The Mustangs will play the Marauders in their fifth consecutive Yates Cup appearance on Saturday afternoon. The Ontario University Athletics championship game looks to be a classic matchup of two storied franchises, with the winner going on to play either the Saskatchewan Huskies or Calgary Dinos in the Mitchell Bowl.
Western University took home their regular season face-off against McMaster University, winning 34–17 in Hamilton. But, as running back Trey Humes explained last weekend after defeating Waterloo University, the Mustangs can’t expect the Marauders to look the same this weekend.
“We've improved from week three, and so have they,” said Humes. “It was a close game back then. Hoping that it’s not going to be as close this time around.”
Of course, Humes still hopes that some things stay the same. In early September, the half back ran the ball 29 times for 130 yards and a touchdown. Even his quarterback, Chris Merchant, ripped off 104 yards and two ground scores on 13 attempts.
“We were able to run the rock very well against those guys. Especially in the first half,” continued Humes. “So, I'm hoping that we can take the momentum that we had in the second half of [Saturday’s game against the Warriors] when we were running the ball, and just come full throttle first quarter in that first drive and literally just run it down their throats.”
The good news for the Mustangs running back is that the Marauders haven’t changed all that much. On both offence and defence, they would prefer play be dictated through the air.
Mac has allowed the 10th fewest rushing yards per game in the country, with a 116.9 yard average, and the sixth fewest passing yards per game at 209.6 yards per contest.
And while their defence has been the third worst in Canada at recovering fumbles, it's been the second best at picking off passes.
They also sit fourth in U Sports for sacks, but 14th in tackles per game.
Humes’ wish will likely come true on Saturday — the Mustangs should come out looking to run the ball.
On the defensive side of the ball, Western will have to be better against the McMaster passing game.
During the regular season, Marauders quarterback Andreas Dueck threw for 345 yards and two scores on 72.5 per cent passing.
The Western secondary does not have great numbers throughout the regular season — allowing just over 300 passing yards a game, the second worst in the country — but they have started to find their form lately.
Leading the way last game, rookie Kojo Odoom picked up two interceptions and a touchdown. Jacob Andrews, another young defensive back, was also quietly dominant in the contest with four tackles and a pass break up to his name.

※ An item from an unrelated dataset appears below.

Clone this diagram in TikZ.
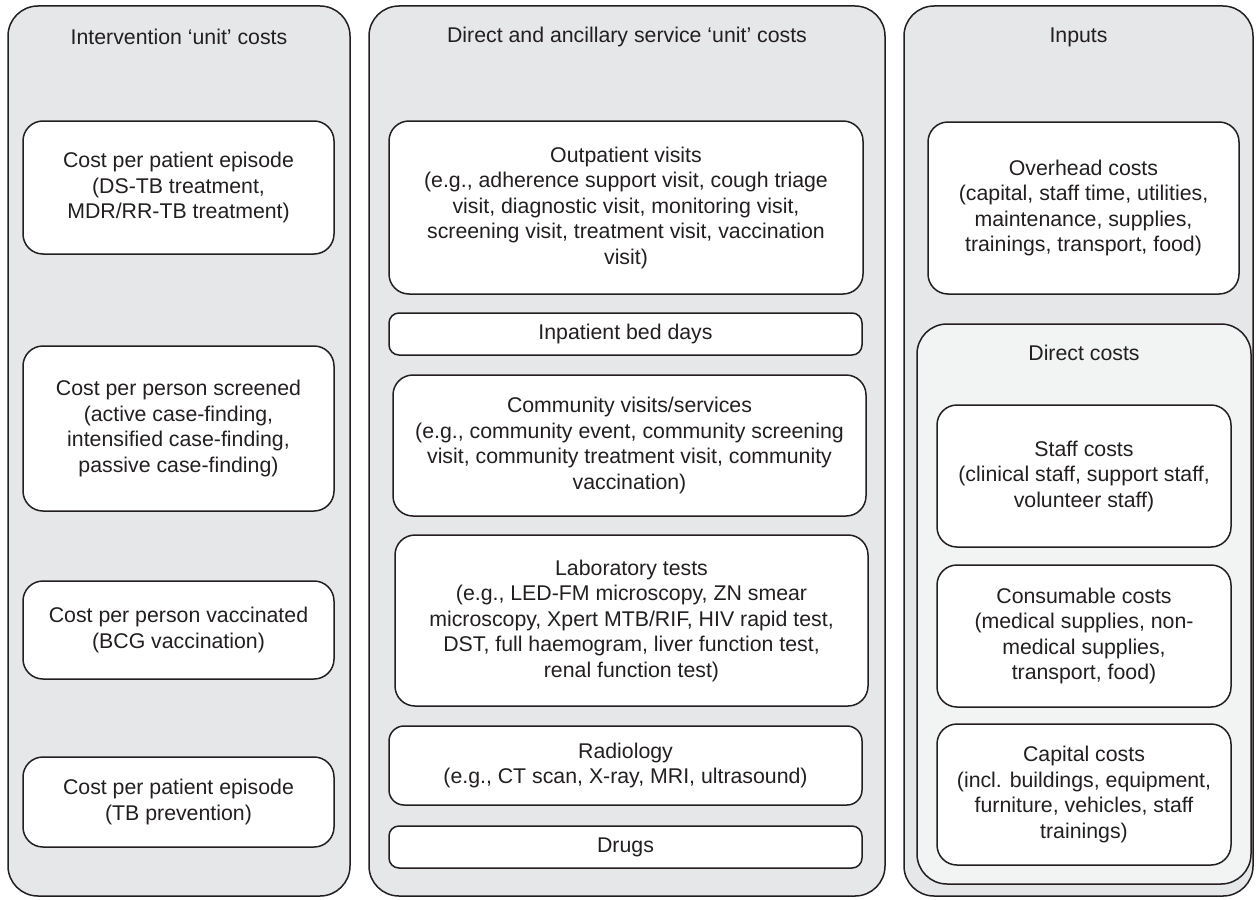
\documentclass[tikz,border=0pt]{standalone}
\usepackage{fontspec}
\setmainfont{Liberation Sans}
\definecolor{panelgray}{RGB}{230,231,232}
\definecolor{subgray}{RGB}{242,243,243}
\definecolor{ink}{RGB}{35,31,32}

\begin{document}
\begin{tikzpicture}[x=1pt,y=-1pt,
  every node/.style={font=\fontsize{21.3}{25.5}\selectfont,text=ink,align=center},
  panel/.style={draw=ink,line width=1.5pt,fill=panelgray,rounded corners=30pt,inner sep=0pt},
  slimbox/.style={draw=ink,line width=1.5pt,fill=white,rounded corners=10pt,inner sep=0pt},
  costbox/.style={slimbox,rounded corners=20pt,execute at begin node={\rule{0pt}{28pt}}}]
  \useasboundingbox (0,0) rectangle (1260,899);

  \node[panel,minimum width=342,minimum height=890] (interv) at (179,451) {};
  \node[panel,minimum width=516,minimum height=890] (service) at (627,451) {};
  \node[panel,minimum width=349,minimum height=890] (inputs) at (1078.5,451) {};

  \node (intervT) at (179,37) {Intervention `unit' costs};
  \node (serviceT) at (627,37) {Direct and ancillary service `unit' costs};
  \node (inputsT) at (1078.5,37) {Inputs};

  \node[costbox,minimum width=311,minimum height=133] (treat) at (178.5,187.5)
    {Cost per patient episode\\(DS-TB treatment,\\MDR/RR-TB treatment)};
  \node[costbox,minimum width=311,minimum height=165] (screen) at (178.5,428.5)
    {Cost per person screened\\(active case-finding,\\intensified case-finding,\\passive case-finding)};
  \node[costbox,minimum width=311,minimum height=98] (vacc) at (178.5,630)
    {Cost per person vaccinated\\(BCG vaccination)};
  \node[costbox,minimum width=311,minimum height=90] (prev) at (178.5,802)
    {Cost per patient episode\\(TB prevention)};

  \node[costbox,minimum width=474,minimum height=173] (outpat) at (626,207.5)
    {Outpatient visits\\(e.g., adherence support visit, cough triage\\visit, diagnostic visit, monitoring visit,\\screening visit, treatment visit, vaccination\\visit)};
  \node[slimbox,minimum width=473,minimum height=42] (inpat) at (625.5,334)
    {Inpatient bed days};
  \node[costbox,minimum width=473,minimum height=141] (commun) at (629.5,445.5)
    {Community visits/services\\(e.g., community event, community screening\\visit, community treatment visit, community\\vaccination)};
  \node[costbox,minimum width=473,minimum height=171] (lab) at (631.5,620.5)
    {Laboratory tests\\(e.g., LED-FM microscopy, ZN smear\\microscopy, Xpert MTB/RIF, HIV rapid test,\\DST, full haemogram, liver function test,\\renal function test)};
  \node[costbox,rounded corners=15pt,minimum width=473,minimum height=79] (radio) at (625.5,765.5)
    {Radiology\\(e.g., CT scan, X-ray, MRI, ultrasound)};
  \node[slimbox,minimum width=473,minimum height=42] (drugs) at (625.5,847)
    {Drugs};

  \node[costbox,minimum width=311,minimum height=172] (overhead) at (1083.5,208)
    {Overhead costs\\(capital, staff time, utilities,\\maintenance, supplies,\\trainings, transport, food)};
  \node[panel,fill=subgray,minimum width=334,minimum height=560] (direct) at (1084,604) {};
  \node (directT) at (1084,353) {Direct costs};
  \node[costbox,minimum width=294,minimum height=142] (staff) at (1084,476)
    {Staff costs\\(clinical staff, support staff,\\volunteer staff)};
  \node[costbox,minimum width=294,minimum height=142] (consum) at (1084,636)
    {Consumable costs\\(medical supplies, non-\\medical supplies,\\transport, food)};
  \node[costbox,minimum width=294,minimum height=141] (capital) at (1084,794.5)
    {Capital costs\\(incl. buildings, equipment,\\furniture, vehicles, staff\\trainings)};
\end{tikzpicture}
\end{document}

Even if the Mustangs are able to limit the Marauders passing options slightly, that could be enough. McMaster was completely unable to mount a rushing attack in week three against Western.
The Marauders leading rusher in that game, running back Jordan Lyons, had a grand total of 31 yards on the ground on seven attempts. As a team, McMaster rushed for 40 yards. If you combined the longest single rushes on the day from Merchant and Humes, they would have had more rushing yards than the entire Marauders offence.
Of course, part of this complete inability to run the ball is the product of going down 10-0 in the first quarter. It would be unreasonable to expect McMaster to struggle to that degree again on Saturday.
However, even if they doubled their output from week three, 80 yards would still be a horrible rushing performance.
Before the semi-final game, the defence was challenged to step up and preform in order to set the tone for the playoffs. The unit definitely passed their first test, bottling up one of the best offences in the country.
If the Mustangs defensive side, and specifically the secondary, are able to recreate that performance, the Mustangs should be heading out West next weekend.
The Yates Cup kicks off at 1 p.m. at TD Stadium.